Op-Ed

So Far, So Good on Campaign Finance Reform

Norman Ornstein and Thomas E. Mann

The opponents of the Bipartisan Campaign Reform Act (BCRA), commonly known as McCain-Feingold and ratified recently by the Supreme Court, have railed ever since it was introduced in Congress about its supposedly naive assumptions and theories of constitutional engineering. They have confidently predicted doom for robust political speech, healthy political parties and meaningful standards of political corruption.

It was one thing when the critics were operating on the Senate floor or in legal briefs. It is another now, after 14 months of experience with the law, a time during which assertions about its pernicious effects could be tested against reality. That is a test failed by George F. Will — who cannot get out of his head or his column (most recently on Feb. 22 on this page) the idea that the BCRA is an abomination.

Will says that the act’s proponents wanted to get money out of politics and that they based their constitutional claim on the chimera of the appearance of corruption caused by the existing campaign finance rules. He slams the very concept of appearance of corruption as an invention of the Washington ethics industry. He says that reformers naively believed that ending national party “soft money” would mean the contributions made by labor unions, corporations and wealthy individuals would not find other, more subterranean routes into politics. And he claims that reformers really wanted to legislate “the correct quantity of speech about themselves, the proper times for it and certain restrictions on the content of it.”

Now, the reality:

Reformers did not want to drain money out of politics — and they didn’t. Will and other critics cling to an outdated image of the reformers. The people who put together the act, including lawmakers and outside experts, understood full well that it takes a lot of resources to run campaigns and communicate in modern American politics. The goal was not to reduce the total amount of money in campaigns; indeed, the act not only doubles the “hard money” limit on contributions to individual candidates, from $1,000 to $2,000, it almost doubles the aggregate amount individuals can contribute in a two-year election cycle. Moreover, political parties can raise increased amounts of hard money. The reality on the ground reflects the intentions of the reformers: The two political parties have raised more hard money in 2003 than they did in hard and soft money combined in the last comparable year before a presidential election. And, as anticipated, presidential and congressional candidates are taking full advantage of the increased contribution limits.

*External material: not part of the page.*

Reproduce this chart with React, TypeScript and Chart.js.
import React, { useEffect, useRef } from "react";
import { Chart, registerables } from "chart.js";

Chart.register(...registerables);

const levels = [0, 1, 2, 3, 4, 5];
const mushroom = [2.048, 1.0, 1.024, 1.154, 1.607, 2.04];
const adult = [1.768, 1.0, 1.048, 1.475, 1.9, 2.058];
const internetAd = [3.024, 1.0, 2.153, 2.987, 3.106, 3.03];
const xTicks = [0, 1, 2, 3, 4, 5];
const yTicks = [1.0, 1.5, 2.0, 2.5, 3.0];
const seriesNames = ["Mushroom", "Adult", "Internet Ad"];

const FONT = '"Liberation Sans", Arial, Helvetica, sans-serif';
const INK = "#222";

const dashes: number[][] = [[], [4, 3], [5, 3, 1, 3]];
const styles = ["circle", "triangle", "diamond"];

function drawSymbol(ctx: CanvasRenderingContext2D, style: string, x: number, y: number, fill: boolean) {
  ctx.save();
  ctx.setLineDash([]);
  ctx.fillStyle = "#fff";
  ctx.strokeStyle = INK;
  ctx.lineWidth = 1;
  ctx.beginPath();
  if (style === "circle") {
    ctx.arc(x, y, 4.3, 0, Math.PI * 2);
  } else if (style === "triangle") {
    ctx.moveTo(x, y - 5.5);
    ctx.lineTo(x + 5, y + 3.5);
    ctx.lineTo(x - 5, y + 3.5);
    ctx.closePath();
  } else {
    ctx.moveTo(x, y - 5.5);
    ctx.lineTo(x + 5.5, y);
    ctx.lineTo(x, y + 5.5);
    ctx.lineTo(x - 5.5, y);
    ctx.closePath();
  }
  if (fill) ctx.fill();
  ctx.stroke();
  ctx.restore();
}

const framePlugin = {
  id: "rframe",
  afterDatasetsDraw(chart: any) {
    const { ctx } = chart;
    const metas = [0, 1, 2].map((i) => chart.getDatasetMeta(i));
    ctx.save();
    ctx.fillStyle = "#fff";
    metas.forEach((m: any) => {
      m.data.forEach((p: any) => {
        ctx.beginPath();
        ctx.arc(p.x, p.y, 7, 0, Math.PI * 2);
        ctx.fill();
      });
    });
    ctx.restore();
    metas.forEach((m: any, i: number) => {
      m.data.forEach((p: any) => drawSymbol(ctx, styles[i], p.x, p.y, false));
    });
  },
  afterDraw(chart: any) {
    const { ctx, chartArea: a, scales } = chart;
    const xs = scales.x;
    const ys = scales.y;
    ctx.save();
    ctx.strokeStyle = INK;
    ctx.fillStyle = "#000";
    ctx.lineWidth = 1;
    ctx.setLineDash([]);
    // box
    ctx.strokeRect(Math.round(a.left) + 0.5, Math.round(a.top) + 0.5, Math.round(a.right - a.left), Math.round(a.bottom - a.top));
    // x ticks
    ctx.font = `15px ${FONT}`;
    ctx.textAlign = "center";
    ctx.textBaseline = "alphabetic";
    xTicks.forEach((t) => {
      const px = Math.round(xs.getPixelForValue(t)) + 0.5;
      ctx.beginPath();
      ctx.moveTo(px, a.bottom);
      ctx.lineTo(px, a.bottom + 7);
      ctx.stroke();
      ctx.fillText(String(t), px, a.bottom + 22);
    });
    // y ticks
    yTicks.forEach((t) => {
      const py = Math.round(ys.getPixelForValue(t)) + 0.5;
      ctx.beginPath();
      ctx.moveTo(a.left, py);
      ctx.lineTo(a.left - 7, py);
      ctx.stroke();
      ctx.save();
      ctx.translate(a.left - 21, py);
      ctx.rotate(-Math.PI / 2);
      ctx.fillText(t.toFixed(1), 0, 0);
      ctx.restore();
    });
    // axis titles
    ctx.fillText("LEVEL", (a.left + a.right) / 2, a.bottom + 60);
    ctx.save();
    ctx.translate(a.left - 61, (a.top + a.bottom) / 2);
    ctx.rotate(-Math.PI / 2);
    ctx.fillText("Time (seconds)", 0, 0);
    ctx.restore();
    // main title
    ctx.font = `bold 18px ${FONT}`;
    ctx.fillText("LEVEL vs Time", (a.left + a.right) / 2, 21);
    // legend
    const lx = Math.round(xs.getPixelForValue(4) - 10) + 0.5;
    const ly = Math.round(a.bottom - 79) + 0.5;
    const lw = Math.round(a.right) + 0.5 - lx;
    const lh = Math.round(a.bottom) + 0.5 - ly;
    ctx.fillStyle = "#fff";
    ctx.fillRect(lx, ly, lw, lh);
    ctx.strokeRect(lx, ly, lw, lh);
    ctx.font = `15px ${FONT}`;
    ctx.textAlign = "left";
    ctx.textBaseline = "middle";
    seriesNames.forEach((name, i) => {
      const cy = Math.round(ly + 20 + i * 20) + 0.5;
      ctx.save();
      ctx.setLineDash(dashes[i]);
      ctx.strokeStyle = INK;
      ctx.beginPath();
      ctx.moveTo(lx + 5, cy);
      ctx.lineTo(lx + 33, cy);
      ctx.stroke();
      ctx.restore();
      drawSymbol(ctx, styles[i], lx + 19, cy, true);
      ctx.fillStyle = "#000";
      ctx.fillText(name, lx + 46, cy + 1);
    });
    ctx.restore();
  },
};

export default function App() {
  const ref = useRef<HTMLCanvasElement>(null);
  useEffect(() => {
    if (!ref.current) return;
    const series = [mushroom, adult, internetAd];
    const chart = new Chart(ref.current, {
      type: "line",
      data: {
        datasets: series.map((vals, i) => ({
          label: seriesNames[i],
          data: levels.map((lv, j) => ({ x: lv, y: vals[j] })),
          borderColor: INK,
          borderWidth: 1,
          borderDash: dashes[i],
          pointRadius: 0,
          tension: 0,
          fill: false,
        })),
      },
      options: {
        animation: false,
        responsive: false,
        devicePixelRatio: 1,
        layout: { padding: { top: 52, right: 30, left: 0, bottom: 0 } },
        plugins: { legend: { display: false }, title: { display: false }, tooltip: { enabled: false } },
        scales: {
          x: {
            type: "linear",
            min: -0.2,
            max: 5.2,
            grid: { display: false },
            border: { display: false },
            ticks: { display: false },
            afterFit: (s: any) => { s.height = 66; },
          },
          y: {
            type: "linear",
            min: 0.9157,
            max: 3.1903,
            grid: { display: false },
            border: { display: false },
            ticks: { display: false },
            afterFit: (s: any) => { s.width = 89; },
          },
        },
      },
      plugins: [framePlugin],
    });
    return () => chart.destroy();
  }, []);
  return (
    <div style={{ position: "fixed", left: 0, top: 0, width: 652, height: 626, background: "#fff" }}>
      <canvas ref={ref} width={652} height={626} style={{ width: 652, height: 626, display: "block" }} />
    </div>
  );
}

Reformers did want to end the shakedown schemes and access-peddling officeholders and parties used to raise money from corporations, unions and wealthy individuals. This was real corruption, not just the imagined “appearance” of it. In the soft-money world, with no limits on contributions, parties and officeholders would regularly put the squeeze on large donors. The record built up by the Senate investigative committee headed by Fred Thompson of Tennessee is filled with explicit examples of donors and pols testifying about how the money-for-access process worked. To argue that this kind of transaction was a meaningless invention of the ethics industry in Washington is the height of naivete. And it is an abuse that has largely disappeared under the new rules.

The money has not switched abruptly from the parties to outside groups, giving them unfair advantages. Most of the reports about shadow political party organizations reeling in large soft-money donations from corporations, unions and wealthy individuals — money that previously went to the parties — are based more on hype than fact. The parties have far outstripped these new groups in fundraising — and each has added hundreds of thousands of new small donors to its rolls. There is no evidence that previous corporate soft-money donors to parties are shifting these contributions to outside groups. With the link to elected officials broken, the pressure to give has greatly diminished.

No speech has been stifled or unreasonably regulated. Ad spots by independent groups still fill the airwaves. The new rules do not bar a single ad or message: They simply apply to outside groups and parties the same standards that apply to candidates and political action committees when it comes to a narrow group of electioneering broadcast ads. The preliminary ruling by the Federal Election Commission about how the rules will apply to “527s” — political groups set up under Section 527 of the Internal Revenue Code to secure tax-advantaged status — suggests that the commission will end up with a reasonable balance there, permitting outside activities but once again requiring a level and fair playing field for fundraising and disclosure.

The BCRA is not some sweeping reconstitution of the entire political process, nor is it a radical departure from constitutional reasoning established decades ago. It represents incremental change, designed to fit within the long-existing framework of the Supreme Court’s rulings on campaign reform. It has been accepted as such by the centrists on the court. And so far they and the reformers who built the law have been proven right.